Shapiro cites Harvey’s writings:

This oneness heals all divisions and fuses all “separate” powers and brings into the union of Sacred Marriage all the “male” and “female” powers of the self, unites and fuses intellect and divine love, imagination and ecstasy, the spirit and the body, the laws of the heart and the structures of the mind, the light and every breath, gesture, thought and emotion lived in its truth.

What is born from this fusion, this “Sacred Marriage” of all separate powers of heart, mind, body, and soul is the Sacred Androgyne, the one who in his or her being realizes the total interpenetration with the Christ of all normally “opposed” or “contradictory” qualities.

This Sacred Androgyne – birthed in what early Gnostic writings such as the Gospel of Philip and the Acts of Thomas call again and again the “bridal  Chamber,” the place of fusion between “male and female” – is a divinized human divine being free of all normal categories of “male” and “female” because it exists in a unity that contains, absorbs, “uses,” and  ecstatically transcends both…the Sacred Androgyne… is the new Eve-Adam reuniting in his-her own being the Adam and  Eve that we separated at the “Fall.”  In such a being, “heaven” lives on earth: through such a being the divine radiates divine grace and power directly.

 (Andrew Harvey, Son of Man:The Mystical Path to Christ, New York, Jeremy P. Tarcher/Putnam, 1998, 121)

Shapiro adds: “What the Song of Songs celebrates and awakens us to, is the unification that is an ever-present but oft over-looked reality.” 

As Shapiro notes, mystics have described their encounter with the Divine in terms of sexual union.

In my own study of the Medieval Christian Women Mystics I discovered that in their longing to share their experience, they found the Romantic Writings of the Medieval Troubadours to be the most helpful form of written expression upon which to model their work.

Here is a fragment from the writings of Mechtilde of Magdeburg (1208-1282):

The Youth: I hear a voice which speaks somewhat of love.

Many days have I wooed her

But never heard her voice.

Now I am moved.  I must go to meet her.

She it is who bears grief and love together.

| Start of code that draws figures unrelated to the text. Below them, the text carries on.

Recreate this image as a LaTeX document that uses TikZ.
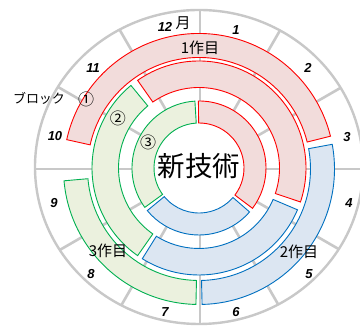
\documentclass[tikz,border=0pt]{standalone}
\usepackage{fontspec}
\newfontfamily\jpfont{Noto Sans CJK JP}
\newfontfamily\numfont{Liberation Sans}
\usetikzlibrary{calc}
\definecolor{spokegray}{HTML}{C8C8C8}
\definecolor{redline}{HTML}{FF0000}
\definecolor{redfill}{HTML}{F2DCDB}
\definecolor{blueline}{HTML}{0070C0}
\definecolor{bluefill}{HTML}{DCE6F2}
\definecolor{greenline}{HTML}{00B050}
\definecolor{greenfill}{HTML}{EBF1DE}
% #1 style, #2 centre, #3 inner r, #4 outer r, #5 start angle, #6 end angle
\newcommand\ringband[6]{%
  \draw[#1, shift={(#2)}] (#5:#4) arc[start angle=#5, end angle=#6, radius=#4]
    -- (#6:#3) arc[start angle=#6, end angle=#5, radius=#3] -- cycle;}
\tikzset{
  redband/.style={draw=redline, fill=redfill, line width=0.9pt, line join=miter},
  blueband/.style={draw=blueline, fill=bluefill, line width=0.9pt, line join=miter},
  greenband/.style={draw=greenline, fill=greenfill, line width=0.9pt, line join=miter},
  spokeline/.style={draw=spokegray, line width=2.6pt},
  month/.style={font=\numfont\bfseries\itshape\fontsize{13}{15}\selectfont, inner sep=0pt},
  jplabel/.style={font=\jpfont\fontsize{15}{17}\selectfont, inner sep=0pt},
  circnum/.style={font=\jpfont\fontsize{16}{18}\selectfont, inner sep=0pt},
}
\begin{document}
\begin{tikzpicture}[x=1pt,y=1pt]
\useasboundingbox (0,0) rectangle (360,328);
\fill[white] (0,0) rectangle (360,328);
\coordinate (S) at (200,159);
\coordinate (C1) at (199,159);
\coordinate (C) at (199,160);
\coordinate (E) at (199,161);
% spokes, clipped to the outer ellipse
\begin{scope}
  \clip (E) ellipse [x radius=164, y radius=157];
  \foreach \a in {0,30,...,330}
    \draw[spokeline] (S) -- ++(\a:200);
\end{scope}
\draw[spokegray, line width=2.4pt] (E) ellipse [x radius=164, y radius=157];
% white centre
\fill[white] (C) circle[radius=45];
% ring 1
\ringband{redband}{C1}{111.5}{135.5}{167.5}{14}
\ringband{blueband}{C1}{111.5}{135.5}{10.5}{-88.7}
\ringband{greenband}{C1}{111.5}{135.5}{-91.3}{-175}
% ring 2
\ringband{redband}{C}{80.5}{107}{125}{-18.5}
\ringband{blueband}{C}{80.5}{107}{-23}{-122}
\ringband{greenband}{C}{80.5}{107}{-125}{-230.5}
% ring 3
\ringband{redband}{C}{45}{67}{90.5}{-37}
\ringband{blueband}{C}{45}{67}{-41}{-140.5}
\ringband{greenband}{C}{45}{67}{-144}{-266.5}
% centre title
\node[font=\jpfont\fontsize{27.5}{30}\selectfont, inner sep=0pt] (title) at (199,162) {新技術};
% crop labels
\node[jplabel] (crop1) at (200,280) {1作目};
\node[jplabel] (crop2) at (299,76) {2作目};
\node[jplabel] (crop3) at (108,77) {3作目};
% block labels
\node[font=\jpfont\fontsize{13}{15}\selectfont, inner sep=0pt] (block) at (39,230) {ブロック};
\node[circnum] (b1) at (86,229) {①};
\node[circnum] (b2) at (118,210) {②};
\node[circnum] (b3) at (148,186) {③};
% months
\node[month] (m12) at (165,301) {12};
\node[jplabel] (mon) at (183,305) {月};
\node[month] (m1) at (236,298) {1};
\node[month] (m2) at (308,260) {2};
\node[month] (m3) at (347,191) {3};
\node[month] (m4) at (349,125) {4};
\node[month] (m5) at (309,54) {5};
\node[month] (m6) at (236,16) {6};
\node[month] (m7) at (165,16) {7};
\node[month] (m8) at (91,54) {8};
\node[month] (m9) at (54,125) {9};
\node[month] (m10) at (55,192) {10};
\node[month] (m11) at (93,260) {11};
\end{tikzpicture}
\end{document}
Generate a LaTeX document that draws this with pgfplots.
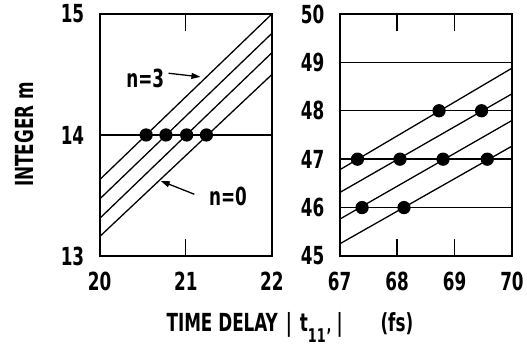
\documentclass[border=0pt]{standalone}
\usepackage{fontspec}
\setmainfont{DejaVu Sans Condensed}[FakeStretch=0.75]
\usepackage{pgfplots}
\pgfplotsset{compat=1.18}
\usetikzlibrary{arrows.meta}
\newcommand{\bigf}{\fontsize{25}{27}\selectfont\bfseries}
\pgfplotsset{panel/.style={
  scale only axis, width=173pt, height=243pt, anchor=south west,
  axis line style={line width=1.8pt},
  tick align=inside, major tick length=17pt,
  tick style={line width=1.4pt, black},
  ytick style={draw=none},
  ymajorgrids, major grid style={line width=1.3pt, black},
  ticklabel style={font=\bigf},
  /pgf/number format/assume math mode=true,
  xticklabel shift=13pt, yticklabel shift=12pt,
  every axis plot/.append style={line width=1.3pt, black},
  clip=true,
}}
\begin{document}
\begin{tikzpicture}[x=1pt,y=1pt]
\path (0,0) rectangle (527,351);
\begin{axis}[panel, at={(100pt,94pt)}, xmin=20, xmax=22, ymin=13, ymax=15,
  xtick={20,21,22}, ytick={13,14,15}]
\addplot[no marks] coordinates {(20,13.63) (22,15.00)};
\addplot[no marks] coordinates {(20,13.47) (22,14.84)};
\addplot[no marks] coordinates {(20,13.31) (22,14.68)};
\addplot[no marks] coordinates {(20,13.16) (22,14.50)};
\addplot[only marks, mark=*, mark size=6pt] coordinates {(20.54,14) (20.77,14) (21.01,14) (21.24,14)};
\node[font=\bigf] at (axis cs:20.53,14.47) {n=3};
\draw[-{Triangle[length=9pt,width=6pt]}, line width=1.3pt] (axis cs:20.80,14.51) -- (axis cs:21.17,14.48);
\node[font=\bigf] at (axis cs:21.49,13.49) {n=0};
\draw[-{Triangle[length=9pt,width=6pt]}, line width=1.3pt] (axis cs:21.10,13.51) -- (axis cs:20.71,13.62);
\end{axis}
\begin{axis}[panel, at={(341pt,94pt)}, xmin=67, xmax=70, ymin=45, ymax=50,
  xtick={67,68,69,70}, ytick={45,46,47,48,49,50}]
\addplot[no marks] coordinates {(67,46.78) (70,48.88)};
\addplot[no marks] coordinates {(67,46.31) (70,48.35)};
\addplot[no marks] coordinates {(67,45.76) (70,47.80)};
\addplot[no marks] coordinates {(67,45.25) (70,47.27)};
\addplot[no marks, line width=2.4pt] coordinates {(67,47) (70,47)};
\addplot[only marks, mark=*, mark size=6pt] coordinates {(67.31,47) (67.39,46) (68.05,47) (68.12,46) (68.73,48) (68.80,47) (69.47,48) (69.57,47)};
\end{axis}
\node[rotate=90, font=\bigf] at (25,216) {INTEGER m};
\node[font=\bigf, anchor=base west, inner sep=0pt] at (167,18) {TIME DELAY\hspace{8pt}|\hspace{8pt}t\raisebox{-11pt}{\fontsize{19}{19}\selectfont\bfseries 11\hspace{1pt}'}\hspace{5pt}|\hspace{38pt}(fs)};
\end{tikzpicture}
\end{document}
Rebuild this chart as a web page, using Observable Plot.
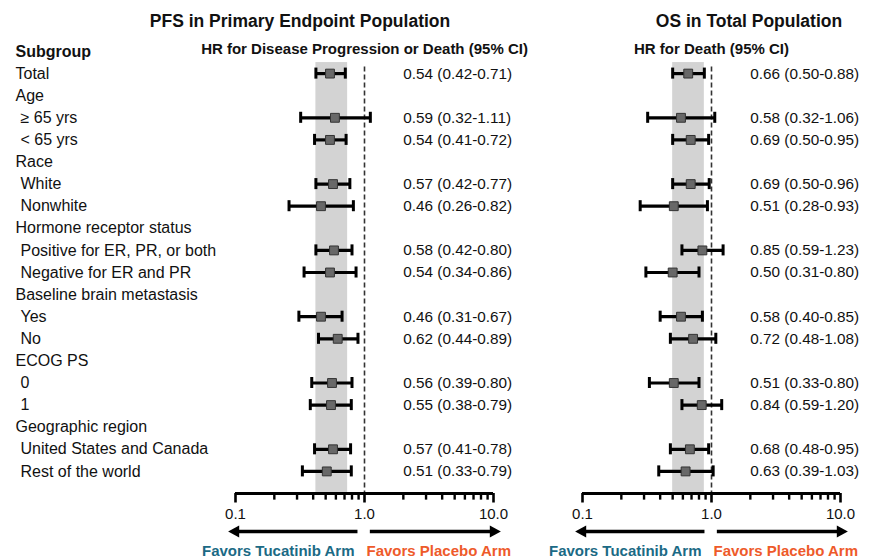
<!DOCTYPE html>
<html>
<head>
<meta charset="utf-8">
<script src="https://cdn.jsdelivr.net/npm/d3@7"></script>
<script src="https://cdn.jsdelivr.net/npm/@observablehq/plot@0.6"></script>
<style>
  body { margin: 0; background: #fff; }
  #chart { position: relative; width: 877px; height: 559px; font-family: "Liberation Sans", Arial, sans-serif; color: #111; }
  #chart .panel { position: absolute; top: 0; }
  #chart .title { position: absolute; top: 12px; font-size: 17.5px; line-height: 18px; font-weight: bold; white-space: nowrap; transform: translateX(-50%); }
</style>
</head>
<body>
<div id="chart"></div>
<script>
// ---- data ----
const rowLabels = ["Total", "Age", "≥ 65 yrs", "< 65 yrs", "Race", "White", "Nonwhite",
  "Hormone receptor status", "Positive for ER, PR, or both", "Negative for ER and PR",
  "Baseline brain metastasis", "Yes", "No", "ECOG PS", "0", "1",
  "Geographic region", "United States and Canada", "Rest of the world"];
const rowIndented = [false, false, true, true, false, true, true, false, true, true,
  false, true, true, false, true, true, false, true, true];
const estimateSubgroups = ["Total", "≥ 65 yrs", "< 65 yrs", "White", "Nonwhite",
  "Positive for ER, PR, or both", "Negative for ER and PR", "Yes", "No", "0", "1",
  "United States and Canada", "Rest of the world"];

const pfsHR = [0.54, 0.59, 0.54, 0.57, 0.46, 0.58, 0.54, 0.46, 0.62, 0.56, 0.55, 0.57, 0.51];
const pfsLo = [0.42, 0.32, 0.41, 0.42, 0.26, 0.42, 0.34, 0.31, 0.44, 0.39, 0.38, 0.41, 0.33];
const pfsHi = [0.71, 1.11, 0.72, 0.77, 0.82, 0.80, 0.86, 0.67, 0.89, 0.80, 0.79, 0.78, 0.79];

const osHR = [0.66, 0.58, 0.69, 0.69, 0.51, 0.85, 0.50, 0.58, 0.72, 0.51, 0.84, 0.68, 0.63];
const osLo = [0.50, 0.32, 0.50, 0.50, 0.28, 0.59, 0.31, 0.40, 0.48, 0.33, 0.59, 0.48, 0.39];
const osHi = [0.88, 1.06, 0.95, 0.96, 0.93, 1.23, 0.80, 0.85, 1.08, 0.80, 1.20, 0.95, 1.03];

const pfsBand = [0.42, 0.74];
const osBand = [0.50, 0.88];

const majorTicks = [0.1, 1, 10];
const minorTicks = [0.2, 0.3, 0.4, 0.5, 0.6, 0.7, 0.8, 0.9, 2, 3, 4, 5, 6, 7, 8, 9];

const panelTitles = ["PFS in Primary Endpoint Population", "OS in Total Population"];
const panelSubtitles = ["HR for Disease Progression or Death (95% CI)", "HR for Death (95% CI)"];
const subgroupHeader = "Subgroup";
const favorLabels = ["Favors Tucatinib Arm", "Favors Placebo Arm"];

// ---- drawing ----
const FONT = '"Liberation Sans", Arial, sans-serif';
const TEAL = "#1b6a85";
const ORANGE = "#ee5a2a";
const TXT = 16;

const leftTri = { draw(ctx, size) { const h = Math.sqrt(size) * 1.25, w = h * 0.55;
  ctx.moveTo(-h * 2 / 3, 0); ctx.lineTo(h / 3, -w); ctx.lineTo(h / 3, w); ctx.closePath(); } };
const rightTri = { draw(ctx, size) { const h = Math.sqrt(size) * 1.25, w = h * 0.55;
  ctx.moveTo(h * 2 / 3, 0); ctx.lineTo(-h / 3, -w); ctx.lineTo(-h / 3, w); ctx.closePath(); } };

const fmt = v => v.toFixed(2);

function panel({hr, lo, hi, band, width, marginLeft, marginRight, showLabels}, subtitle) {
  const rows = hr.map((h, i) => ({row: rowLabels.indexOf(estimateSubgroups[i]), hr: h, lo: lo[i], hi: hi[i]}));
  const labelRows = rowLabels.map((t, i) => ({t, i, indent: rowIndented[i]}));
  const marks = [
    Plot.rect([band], {x1: d => d[0], x2: d => d[1], y1: () => -0.5, y2: () => 19, fill: "#d3d3d3"}),
    Plot.ruleX([1], {x: d => d, y1: () => -0.3, y2: () => 19, stroke: "#333", strokeWidth: 1.6, strokeDasharray: "5,3"}),
    Plot.ruleY(rows, {y: "row", x1: "lo", x2: "hi", stroke: "#000", strokeWidth: 3.2}),
    Plot.ruleX(rows, {x: "lo", y1: d => d.row - 0.25, y2: d => d.row + 0.25, stroke: "#000", strokeWidth: 3}),
    Plot.ruleX(rows, {x: "hi", y1: d => d.row - 0.25, y2: d => d.row + 0.25, stroke: "#000", strokeWidth: 3}),
    Plot.dot(rows, {x: "hr", y: "row", symbol: "square", r: 5, fill: "#686868", stroke: "#333", strokeWidth: 1}),
    Plot.text(rows, {x: () => 2, y: "row", text: d => `${fmt(d.hr)} (${fmt(d.lo)}-${fmt(d.hi)})`, textAnchor: "start", fontSize: 15.3, fill: "#111"}),
    // subtitle
    Plot.text([subtitle], {x: () => 1, y: () => -1, dy: -2, text: d => d, fontSize: 15, fontWeight: "bold", fill: "#111"}),
    // axis
    Plot.ruleY([19], {y: d => d, x1: () => 0.1, x2: () => 10, stroke: "#000", strokeWidth: 2.8}),
    Plot.ruleX(majorTicks, {x: d => d, y1: () => 19, y2: () => 19.43, stroke: "#000", strokeWidth: 2.6}),
    Plot.ruleX(minorTicks, {x: d => d, y1: () => 19, y2: () => 19.3, stroke: "#000", strokeWidth: 2.4}),
    Plot.text(majorTicks, {x: d => d, y: () => 19.95, text: d => d.toFixed(1), fontSize: 15, fill: "#111"}),
    // arrows
    Plot.ruleY([0], {y: () => 20.72, x1: () => 0.1, x2: () => 0.89, stroke: "#000", strokeWidth: 3.4}),
    Plot.ruleY([0], {y: () => 20.72, x1: () => 1.11, x2: () => 10, stroke: "#000", strokeWidth: 3.4}),
    Plot.dot([0], {x: () => 0.1, y: () => 20.72, symbol: leftTri, r: 5, fill: "#000", stroke: "none"}),
    Plot.dot([0], {x: () => 10, y: () => 20.72, symbol: rightTri, r: 5, fill: "#000", stroke: "none"}),
    Plot.text([favorLabels[0]], {x: () => 1, y: () => 21.62, dx: -10, text: d => d, textAnchor: "end", fontSize: 15, fontWeight: "bold", fill: TEAL}),
    Plot.text([favorLabels[1]], {x: () => 1, y: () => 21.62, dx: 2, text: d => d, textAnchor: "start", fontSize: 15, fontWeight: "bold", fill: ORANGE})
  ];
  if (showLabels) {
    marks.push(
      Plot.text([subgroupHeader], {x: () => 0.1, y: () => -1, dx: -220, text: d => d, textAnchor: "start", fontSize: TXT, fontWeight: "bold", fill: "#111"}),
      Plot.text(labelRows.filter(d => !d.indent), {x: () => 0.1, y: "i", dx: -220, text: "t", textAnchor: "start", fontSize: TXT, fill: "#111"}),
      Plot.text(labelRows.filter(d => d.indent), {x: () => 0.1, y: "i", dx: -215, text: "t", textAnchor: "start", fontSize: TXT, fill: "#111"})
    );
  }
  return Plot.plot({
    width, height: 559,
    marginLeft, marginRight, marginTop: 51, marginBottom: 66,
    x: {type: "log", domain: [0.1, 10], axis: null},
    y: {domain: [-1, 19], reverse: true, axis: null},
    style: {fontFamily: FONT, background: "transparent", overflow: "visible"},
    marks
  });
}

const chart = document.getElementById("chart");
const specs = [
  {hr: pfsHR, lo: pfsLo, hi: pfsHi, band: pfsBand, width: 545, marginLeft: 235, marginRight: 52, showLabels: true, left: 0, titleCenter: 300},
  {hr: osHR, lo: osLo, hi: osHi, band: osBand, width: 332, marginLeft: 37, marginRight: 37, showLabels: false, left: 545, titleCenter: 749}
];
specs.forEach((s, k) => {
  const wrap = document.createElement("div");
  wrap.className = "panel";
  wrap.style.left = s.left + "px";
  wrap.appendChild(panel(s, panelSubtitles[k]));
  chart.appendChild(wrap);
});
specs.forEach((s, k) => {
  const t = document.createElement("div");
  t.className = "title";
  t.style.left = s.titleCenter + "px";
  t.textContent = panelTitles[k];
  chart.appendChild(t);
});
</script>
</body>
</html>
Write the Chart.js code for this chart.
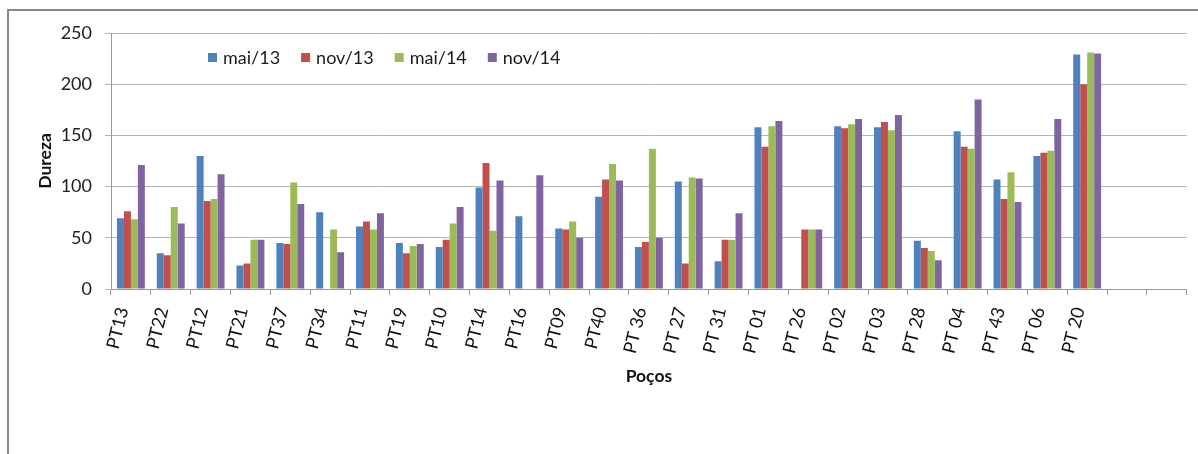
<!DOCTYPE html>
<html>
<head>
<meta charset="utf-8">
<script src="https://cdn.jsdelivr.net/npm/chart.js@4/dist/chart.umd.min.js"></script>
<style>
  html, body { margin: 0; padding: 0; background: #fff; overflow: hidden; }
  #wrap { position: relative; width: 1198px; height: 454px; }
  #frame { position: absolute; left: 7px; top: 9px; width: 1400px; height: 800px;
           border: 2px solid #878787; box-sizing: border-box; }
  canvas { position: absolute; left: 0; top: 0; }
</style>
</head>
<body>
<div id="wrap">
  <div id="frame"></div>
  <canvas id="c" width="1198" height="454"></canvas>
</div>
<script>
// Wells (two trailing empty slots keep the axis length)
const pocos = ['PT13','PT22','PT12','PT21','PT37','PT34','PT11','PT19','PT10','PT14','PT16','PT09','PT40',
  'PT 36','PT 27','PT 31','PT 01','PT 26','PT 02','PT 03','PT 28','PT 04','PT 43','PT 06','PT 20','',''];

// Hardness per sampling campaign
const mai13 = [69, 35, 130, 23, 45, 75, 61, 45, 41, 99, 71, 59, 90, 41, 105, 27, 158, null, 159, 158, 47, 154, 107, 130, 229, null, null];
const nov13 = [76, 33, 86, 25, 44, null, 66, 35, 48, 123, null, 58, 107, 46, 25, 48, 139, 58, 157, 163, 40, 139, 88, 133, 200, null, null];
const mai14 = [68, 80, 88, 48, 104, 58, 58, 42, 64, 57, null, 66, 122, 137, 109, 48, 159, 58, 161, 155, 37, 137, 114, 135, 231, null, null];
const nov14 = [121, 64, 112, 48, 83, 36, 74, 44, 80, 106, 111, 50, 106, 50, 108, 74, 164, 58, 166, 170, 28, 185, 85, 166, 230, null, null];

const seriesNames = ['mai/13', 'nov/13', 'mai/14', 'nov/14'];
const seriesColors = ['#4F81BD', '#C0504D', '#9BBB59', '#8064A2'];

const yTicks = [0, 50, 100, 150, 200, 250];

const FONT = 'Lato, "Open Sans", sans-serif';

// Legend drawn inside the plot area, one row
const insideLegend = {
  id: 'insideLegend',
  afterDatasetsDraw(chart) {
    const ctx = chart.ctx;
    ctx.save();
    ctx.font = '18px ' + FONT;
    ctx.textBaseline = 'middle';
    ctx.textAlign = 'left';
    let x = chart.chartArea.left + 97;
    const yMid = chart.chartArea.top + 25;
    chart.data.datasets.forEach(ds => {
      ctx.fillStyle = ds.backgroundColor;
      ctx.fillRect(x, yMid - 5, 9, 9);
      ctx.fillStyle = '#1a1a1a';
      ctx.fillText(ds.label, x + 15, yMid);
      x += 15 + ctx.measureText(ds.label).width + 21;
    });
    ctx.restore();
  }
};

const series = [mai13, nov13, mai14, nov14];

new Chart(document.getElementById('c'), {
  type: 'bar',
  data: {
    labels: pocos,
    datasets: series.map((vals, i) => ({
      label: seriesNames[i],
      data: vals,
      backgroundColor: seriesColors[i],
      borderWidth: 0,
      categoryPercentage: 0.7,
      barPercentage: 1.0
    }))
  },
  options: {
    responsive: false,
    animation: false,
    layout: { padding: { top: 33, right: 10, left: 0, bottom: 0 } },
    plugins: {
      legend: { display: false },
      tooltip: { enabled: false },
      title: { display: false }
    },
    scales: {
      x: {
        grid: { drawOnChartArea: false, drawTicks: true, tickLength: 6, color: '#9a9a9a', offset: true },
        border: { color: '#9a9a9a', width: 1 },
        ticks: {
          color: '#111',
          font: { family: FONT, size: 18 },
          minRotation: 76, maxRotation: 76,
          autoSkip: false,
          padding: 10,
          labelOffset: -8
        },
        title: {
          display: true, text: 'Poços', color: '#111',
          font: { family: FONT, size: 17.5, weight: 'bold' },
          padding: { top: 0, bottom: 67 }
        },
        afterFit(scale) { scale.height = 165; }
      },
      y: {
        min: 0, max: 250,
        afterBuildTicks(scale) { scale.ticks = yTicks.map(v => ({ value: v })); },
        grid: { color: '#b4b4b4', tickLength: 6, drawTicks: true },
        border: { color: '#9a9a9a', width: 1 },
        ticks: {
          color: '#222',
          font: { family: FONT, size: 18 },
          padding: 13
        },
        title: {
          display: true, text: 'Dureza', color: '#111',
          font: { family: FONT, size: 17.5, weight: 'bold' },
          padding: { top: 35, bottom: 0 }
        },
        afterFit(scale) { scale.width = 111; }
      }
    }
  },
  plugins: [insideLegend]
});
</script>
</body>
</html>
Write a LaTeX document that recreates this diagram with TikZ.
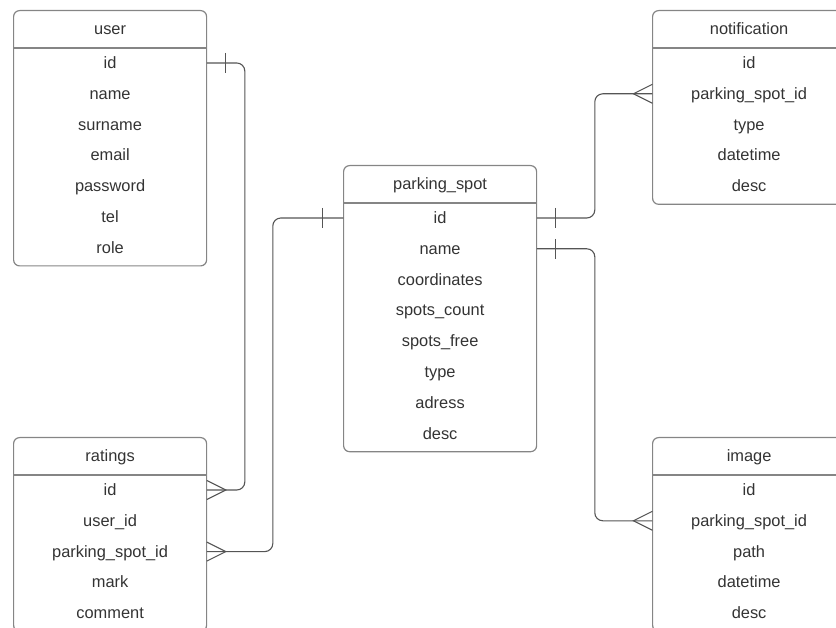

The Youth comes to greet the Soul in the woods

where nightingales sing and invites her to dance.

The Soul: I cannot dance, O Lord, unless Thou lead me.

If Thou wilt that I leap joyfully,

then must Thou Thyself first dance and sing!

Then will I leap for love, from love to knowledge,

From knowledge to fruition, from fruition to beyond all human sense.

There will I remain and circle evermore.

The Youth: Thy dance of praise is well done.

Now shalt thou have thy will of the Virgin’s Son.

“Then is she overcome and beside herself with weakness and can do no more. And He is overpowered with love for her, as He ever was, He neither gives nor takes. Then she says, `Lord, Thou art my beloved! My desire! My flowing stream!  My sun! and I am thy reflection!’ “

 

Shapiro points to other sacred love songs found in many religious traditions.

He asks: “What are we to do with these songs? Are they simply poetic artifacts to be appreciated or can they be lived in our own bodies?”

His response is that the Song of Songs “has to be embodied, just as the Beloved has to be embraced.”

Like Mechtilde, we are invited to

leap for love, from love to knowledge,

from knowledge to fruition, from fruition to beyond all human sense.

 

for your soul-thoughts:

How does this echo your desire for union with the Sacred Beloved?

Read the Song of Songs and look for traces of your own story in the finding, the losing, and being found once more by the Beloved, both human and divine.